³ The baseball cap started as sports uniform but became a symbol of the common American citizen. Trump’s marketing team took it to another level when they propelled such a humble accessory into political history.
Global unrest and protests around equity and justice, triggered by the Trump administration but already brewing long beforehand, bring up daily debate about free speech, hate speech, and freedom of expression. How do activists, dissenters, and agitators make their voices heard without silencing the voices of others? How do we as an international world community of vastly different rules, resources, and requirements hold space for each individual view? American writer and cultural critic James Baldwin observed that art, design, and craft could be our ally in striving to understand the society around us and the myriad opinions we all hold. He was interviewed for Life magazine in 1963, but his words are as compelling today. Baldwin assigns a profound role to art: An artist is a sort of emotional or spiritual historian. His role is to make you realize the doom and glory of knowing who you are and what you are.
⁴
The following chapters document and decode the living history of dress and resistance.
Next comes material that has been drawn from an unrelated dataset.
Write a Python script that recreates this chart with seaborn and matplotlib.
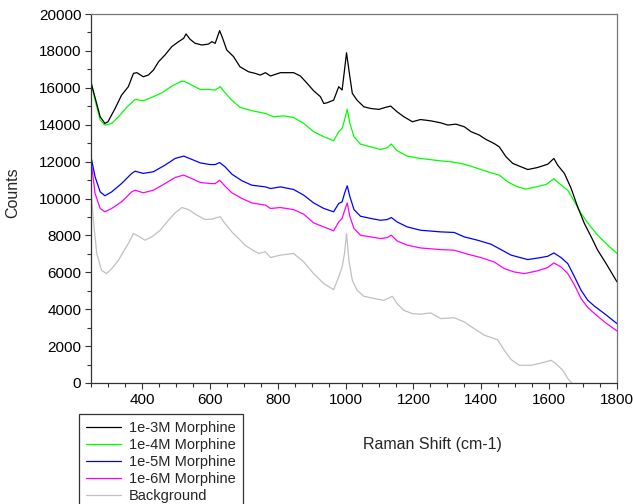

For anyone trying to make sense of our turbulent times, design can be a guide, reflecting our world back at us, uncovering deeper meanings, transforming words and thoughts into visuals. Through photographs, art, engravings, painting, and sculpture, we can see dress as a visually engaging and historically compelling exploration of many types of rebellion: formalized protests; civil disobedience; peaceful and violent uprisings; informal, impromptu, and covert resistance. Social activism, sit-ins, flash mobs, boycotts, street theater, and industrial action all reveal ways in which we use protest in the service of progress and change.
Fig. 2
Handmaid protester, Brett Kavanaugh confirmation hearings, September 4, 2018
Although different countries use protest in unique ways, protests across time periods reveal that the human need to be heard is centuries old and also utterly current. Crucial, pivotal movements for Indigenous rights, civil rights, climate change awareness, pay equity, women’s rights, gender equality, and disability rights have altered the course of society. A protester sacrifices their safety and personal freedom to rebel—and on their backs are the clothes that will become symbols of the revolution. These tools have served as markers in time, documenting the ephemeral moments of movements, cementing them in history for future generations.
Universal themes run deep through the history of dress—subversion, conformity, imitation, confrontation, uniformity, appropriation, shock, nudity, fear, and parody—and provide common ground for all human expression. Creating new fashions or distinctive garments and accessories has given dissenters of all nations a strong nonverbal tool, the mass use of which creates a powerful repeated image that can lodge in the minds of the public. Activists have used the whole spectrum of fashion, whether everyday dress and accessories, haute couture, or avant-garde dress, to further their causes. Costume and performance can be crucial tools for enhancing visibility for a cause. And finally, removing clothing as an act of protest can be as compelling as completely covering oneself.
Fig. 3
MAGA supporter, Alabama state elections, September 7, 2018
In this book, every individual story matters.